To reenforce his point, Hall quotes a Holmes observation in “Adventure of the Copper Beeches” that could appear in a Hammett or Chandler novel:

“But look at these lonely houses, each in its own fields, filled for the most part with poor ignorant folk who know little of the law. Think of the deeds of hellish cruelty, the hidden wickedness which may go on, year in, year out, in such places, and none the wiser.”

We shouldn’t throw Holmes out of the soft-boiled club too quickly, however. His famous dictum that “when you have eliminated the impossible, whatever remains, however improbable, must be the truth” is akin to what Dupin calls ratiocination and Poirot “little gray cells.” Contrast his approach to crime with Spade’s, which one critic has said involves throwing a spanner into the works and reacting to whatever kicks out. Holmes never gets beaten up by bad guys whereas hardboiled detectives are worked over regularly.

I agree with Hall that Holmes’s milieu is not the elegant country house. Christie and Sayers longed for the Downton Abbey England that was destroyed by World War I while Doyle, an urban writer, was grappling with how to makes sense of London’s criminality, its explosive growth, and its anonymity.

Doyle, however, provides us with a reassurance that is not found in Hammett and Chandler. While the clues he examines at first appear unrelated—think of this as a stand-in for urban confusion—in the end he finds a satisfying pattern connecting them all. In other words, the world isn’t as alien and random as it seems.

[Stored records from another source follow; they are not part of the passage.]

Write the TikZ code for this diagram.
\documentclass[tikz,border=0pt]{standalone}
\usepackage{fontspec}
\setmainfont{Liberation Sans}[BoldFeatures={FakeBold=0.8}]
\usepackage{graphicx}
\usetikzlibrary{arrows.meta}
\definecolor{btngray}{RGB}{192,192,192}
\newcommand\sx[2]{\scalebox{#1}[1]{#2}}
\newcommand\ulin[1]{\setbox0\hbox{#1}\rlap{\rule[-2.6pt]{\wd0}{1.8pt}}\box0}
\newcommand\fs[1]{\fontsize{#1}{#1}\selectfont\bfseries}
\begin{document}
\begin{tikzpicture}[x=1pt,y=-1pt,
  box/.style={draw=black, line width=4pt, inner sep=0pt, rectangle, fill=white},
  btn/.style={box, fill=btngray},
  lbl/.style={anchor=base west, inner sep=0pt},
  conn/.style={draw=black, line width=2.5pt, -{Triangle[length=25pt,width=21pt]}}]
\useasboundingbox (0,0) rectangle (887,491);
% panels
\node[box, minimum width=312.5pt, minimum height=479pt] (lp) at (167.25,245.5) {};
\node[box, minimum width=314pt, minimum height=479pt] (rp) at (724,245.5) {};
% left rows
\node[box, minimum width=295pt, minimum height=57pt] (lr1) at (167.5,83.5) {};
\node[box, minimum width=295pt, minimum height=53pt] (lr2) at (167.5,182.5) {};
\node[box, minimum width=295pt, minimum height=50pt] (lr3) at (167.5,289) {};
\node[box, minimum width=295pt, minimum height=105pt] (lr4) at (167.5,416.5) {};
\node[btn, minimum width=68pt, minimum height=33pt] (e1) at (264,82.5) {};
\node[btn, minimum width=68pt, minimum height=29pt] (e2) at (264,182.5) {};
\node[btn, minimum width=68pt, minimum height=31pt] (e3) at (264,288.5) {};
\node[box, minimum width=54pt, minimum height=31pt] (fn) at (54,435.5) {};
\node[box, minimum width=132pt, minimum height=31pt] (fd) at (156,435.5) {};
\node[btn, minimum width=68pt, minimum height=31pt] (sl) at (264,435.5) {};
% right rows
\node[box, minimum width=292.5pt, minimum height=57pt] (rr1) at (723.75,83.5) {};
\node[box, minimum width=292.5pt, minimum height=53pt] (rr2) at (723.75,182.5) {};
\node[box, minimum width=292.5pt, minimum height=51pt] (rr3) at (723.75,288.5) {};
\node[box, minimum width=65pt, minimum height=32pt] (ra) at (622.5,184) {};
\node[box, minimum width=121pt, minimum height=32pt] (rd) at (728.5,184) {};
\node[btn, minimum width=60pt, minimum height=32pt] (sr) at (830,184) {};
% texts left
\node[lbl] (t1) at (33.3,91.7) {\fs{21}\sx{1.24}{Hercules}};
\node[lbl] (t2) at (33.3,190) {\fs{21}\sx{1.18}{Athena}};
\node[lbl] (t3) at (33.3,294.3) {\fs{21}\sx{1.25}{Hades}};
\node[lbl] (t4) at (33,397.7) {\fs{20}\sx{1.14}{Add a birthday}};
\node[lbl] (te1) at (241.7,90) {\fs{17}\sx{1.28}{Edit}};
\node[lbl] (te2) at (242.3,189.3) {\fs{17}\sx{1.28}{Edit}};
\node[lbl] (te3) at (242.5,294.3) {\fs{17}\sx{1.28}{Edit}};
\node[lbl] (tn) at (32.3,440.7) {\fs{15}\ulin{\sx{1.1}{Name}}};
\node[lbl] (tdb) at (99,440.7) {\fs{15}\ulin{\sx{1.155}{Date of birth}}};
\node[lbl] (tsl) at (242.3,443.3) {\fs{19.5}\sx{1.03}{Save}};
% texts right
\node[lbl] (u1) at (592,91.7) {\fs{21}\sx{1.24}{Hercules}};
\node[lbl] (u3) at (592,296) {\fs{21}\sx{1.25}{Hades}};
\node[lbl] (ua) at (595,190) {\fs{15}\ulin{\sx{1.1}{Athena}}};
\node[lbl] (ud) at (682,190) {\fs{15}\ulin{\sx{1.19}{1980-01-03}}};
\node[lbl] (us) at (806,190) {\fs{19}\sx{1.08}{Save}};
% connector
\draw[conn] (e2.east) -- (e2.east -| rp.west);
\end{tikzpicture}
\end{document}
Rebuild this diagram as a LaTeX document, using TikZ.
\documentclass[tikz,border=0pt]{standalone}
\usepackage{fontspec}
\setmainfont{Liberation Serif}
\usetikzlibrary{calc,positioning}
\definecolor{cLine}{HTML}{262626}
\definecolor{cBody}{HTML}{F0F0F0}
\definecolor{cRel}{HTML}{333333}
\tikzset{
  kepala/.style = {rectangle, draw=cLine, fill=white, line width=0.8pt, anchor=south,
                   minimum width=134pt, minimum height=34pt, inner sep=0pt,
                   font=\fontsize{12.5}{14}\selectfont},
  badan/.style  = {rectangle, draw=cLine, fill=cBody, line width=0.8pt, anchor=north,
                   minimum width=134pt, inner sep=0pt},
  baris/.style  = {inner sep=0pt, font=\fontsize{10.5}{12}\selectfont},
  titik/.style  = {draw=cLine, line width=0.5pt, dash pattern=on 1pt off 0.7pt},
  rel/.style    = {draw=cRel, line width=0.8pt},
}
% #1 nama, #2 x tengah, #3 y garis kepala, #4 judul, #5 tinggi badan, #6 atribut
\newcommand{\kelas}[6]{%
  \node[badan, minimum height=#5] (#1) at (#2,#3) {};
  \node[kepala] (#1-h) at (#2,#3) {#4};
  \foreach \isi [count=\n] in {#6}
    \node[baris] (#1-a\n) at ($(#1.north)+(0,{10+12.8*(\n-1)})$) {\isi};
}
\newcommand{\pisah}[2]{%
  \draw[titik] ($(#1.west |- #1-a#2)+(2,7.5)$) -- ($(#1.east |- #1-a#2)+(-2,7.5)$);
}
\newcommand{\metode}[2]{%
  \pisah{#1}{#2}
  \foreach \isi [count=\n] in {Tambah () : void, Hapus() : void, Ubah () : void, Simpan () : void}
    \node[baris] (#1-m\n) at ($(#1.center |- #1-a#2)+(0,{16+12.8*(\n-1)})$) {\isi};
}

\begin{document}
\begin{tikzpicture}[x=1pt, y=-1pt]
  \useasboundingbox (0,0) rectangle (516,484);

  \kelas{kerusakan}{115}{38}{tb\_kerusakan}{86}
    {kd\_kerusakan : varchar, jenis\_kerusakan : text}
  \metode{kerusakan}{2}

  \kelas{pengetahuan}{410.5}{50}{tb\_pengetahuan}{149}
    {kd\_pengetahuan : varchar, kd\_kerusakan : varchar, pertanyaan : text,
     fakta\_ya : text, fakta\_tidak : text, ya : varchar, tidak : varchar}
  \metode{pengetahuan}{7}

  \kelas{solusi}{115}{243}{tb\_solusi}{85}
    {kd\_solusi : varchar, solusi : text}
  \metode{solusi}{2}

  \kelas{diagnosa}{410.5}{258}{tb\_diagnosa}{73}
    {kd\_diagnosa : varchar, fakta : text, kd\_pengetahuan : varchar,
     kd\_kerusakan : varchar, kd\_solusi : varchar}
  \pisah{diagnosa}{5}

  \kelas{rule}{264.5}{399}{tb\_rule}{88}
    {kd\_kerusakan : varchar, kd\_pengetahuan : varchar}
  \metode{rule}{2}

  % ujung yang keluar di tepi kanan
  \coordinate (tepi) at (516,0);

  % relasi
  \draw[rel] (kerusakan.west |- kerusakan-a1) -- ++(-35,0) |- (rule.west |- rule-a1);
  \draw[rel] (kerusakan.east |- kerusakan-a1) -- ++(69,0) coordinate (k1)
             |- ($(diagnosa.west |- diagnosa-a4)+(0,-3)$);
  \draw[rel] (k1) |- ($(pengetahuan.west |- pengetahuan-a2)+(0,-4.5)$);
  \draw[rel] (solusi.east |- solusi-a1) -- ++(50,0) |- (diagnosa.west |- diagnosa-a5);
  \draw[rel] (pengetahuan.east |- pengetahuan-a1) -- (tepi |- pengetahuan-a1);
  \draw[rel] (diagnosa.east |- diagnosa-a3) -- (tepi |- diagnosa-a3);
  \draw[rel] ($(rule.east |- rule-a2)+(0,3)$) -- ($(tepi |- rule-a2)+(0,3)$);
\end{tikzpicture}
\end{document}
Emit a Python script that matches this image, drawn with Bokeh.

This pattern-finding is most dramatic when it comes to Moritarty. Anarchy may appear to reign on London streets, but Holmes shows that there is actually a pattern behind them all if we only look closely enough. Every crime traces back to “the Napoleon of crime,” and if there’s a pattern, then the forces of the law can intervene effectively and restore order.

The way that Doyle frames his stories is also reassuringly British. Each story begins in the cozy confines of 221B Baker Street where the crime is presented, often in conjunction with the morning paper. Holmes descends into the crime-ridden depths, but by the end of the mystery, the hearth fires are once again burning as Holmes explains the mystery to Watson. Justice prevails and all is right with the world. While a few stories are darker, they are the exceptions that prove the rule.

America’s hardboiled detective stories, by contrast, lend themselves to existential readings. The world has no higher meaning, and we all fit the description that villain Jules Amthor applies to Marlowe in Farewell, My Lovely: “a dirty little man in a dirty little world.” If the universe is absurd, then the only meaning we can find is the meaning we assert ourselves. For Hammett, his ultimate code involves his work:

When a man’s partner is killed he’s supposed to do something about it. It doesn’t make any difference what you thought of him. He was your partner and you’re supposed to do something about it. Then it happens we were in the detective business. Well, when one of your organization gets killed it’s bad business to let the killer get away with it. It’s bad all around – bad for that one organization, bad for every detective everywhere. 

Love, in this world, isn’t a higher principle but just something that turns you into a sap.

Holmes is a soft-boiled detective because he appears to rise above the world and find order underlying the chaos. We turn to the hardboiled classics when we want to experience 20th century angst.